Sort of saddish ending to the trip. My sisters are busy with personal matters and their lives and we can’t get with them for that. Would like to have spent more time with them but after the wedding, the spouse and I sort of crashed, probably a reflex to relief that we’d made it, had done our part, and so on.
Now we’re focusing on getting home — see that first paragraph. We spoke to our floofsitter yesterday. She assured us all was well with the Tucker & Papi show. It’s been hot so they haven’t been eating much, which is how they often become. I’ll get home and indulge them with some extra late evening feeding and treats.

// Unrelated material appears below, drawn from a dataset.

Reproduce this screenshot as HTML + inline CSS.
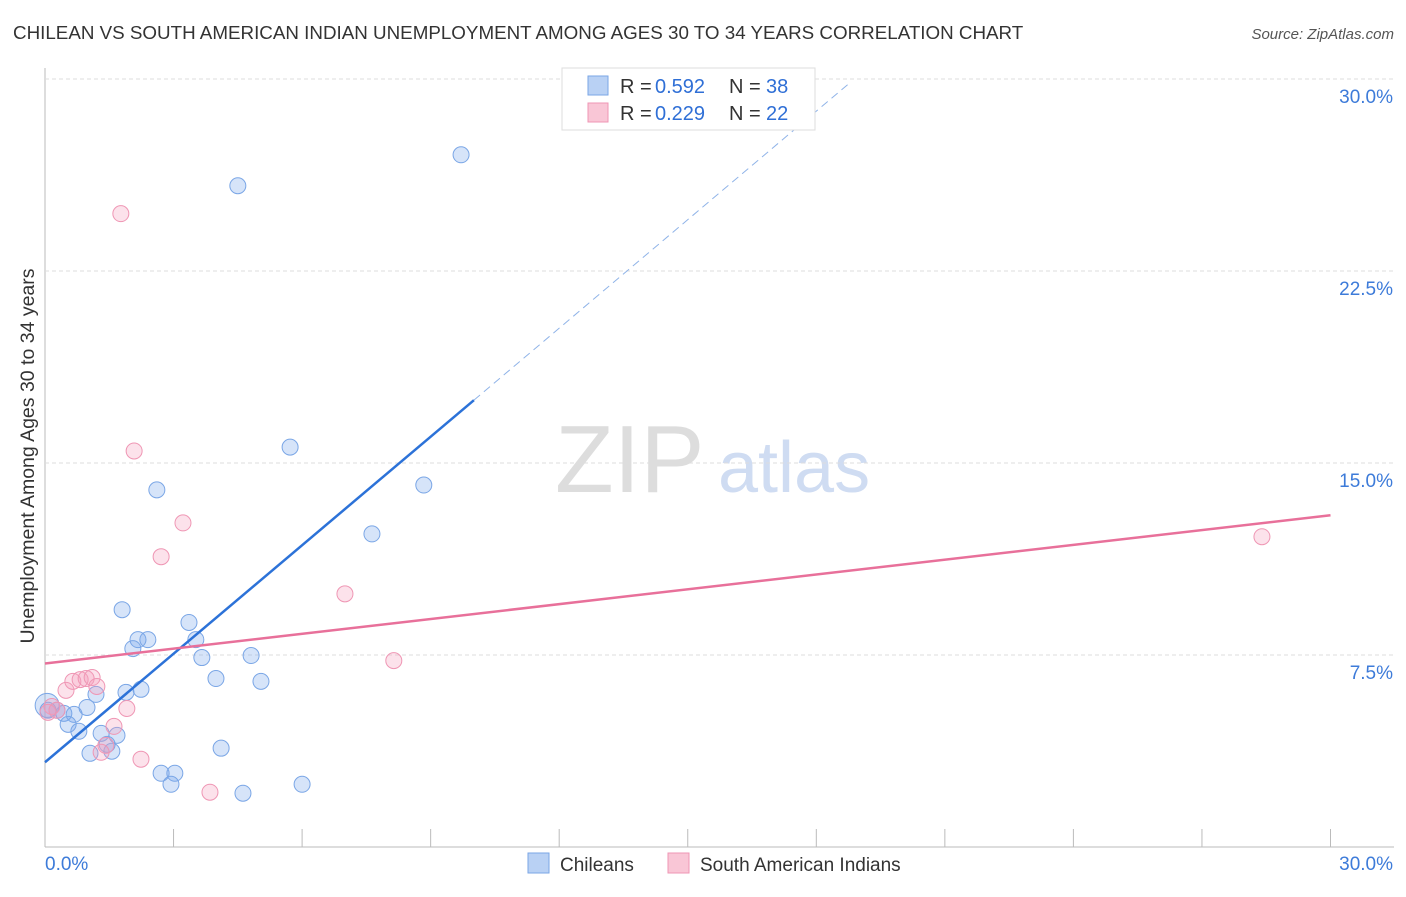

We are visiting Mom with the spare hours, and enjoying her company, along with her partner, Frank. Mom had an energy explosion in the afternoon. Inspired by the song “Hey! Baby” by Bruce Channel (1962). She was struggling to remember the song and as she spoke, the song came to mind and I sang it for her. That was it; Alexa was instructed to play it so she could sing along.
Then came David Lee Roth’s 1985 cover of “Just a Gigolo/I Ain’t Got Nobody”. She and Frank began dancing, which was fun to see; her health issues, especially with balance and mobility, have curtailed her dancing, and that was the couple’s favorite pastimes, besides eating. They still enjoy eating; I don’t know how and why they don’t wear more. They always have food on hand, and it didn’t help that my spouse and I took more food to them several times — cannolis, rolled eggplant, and one of their favors, KFC.
Well, that second song caught Les Neuron’s attention last night. They dropped it into the morning mental music stream (Trademark faltering), along with “Everybody Wants to Rule the World” by Tears for Fear, which arose from a dream. I went with ‘Mom’s song’ for the theme music.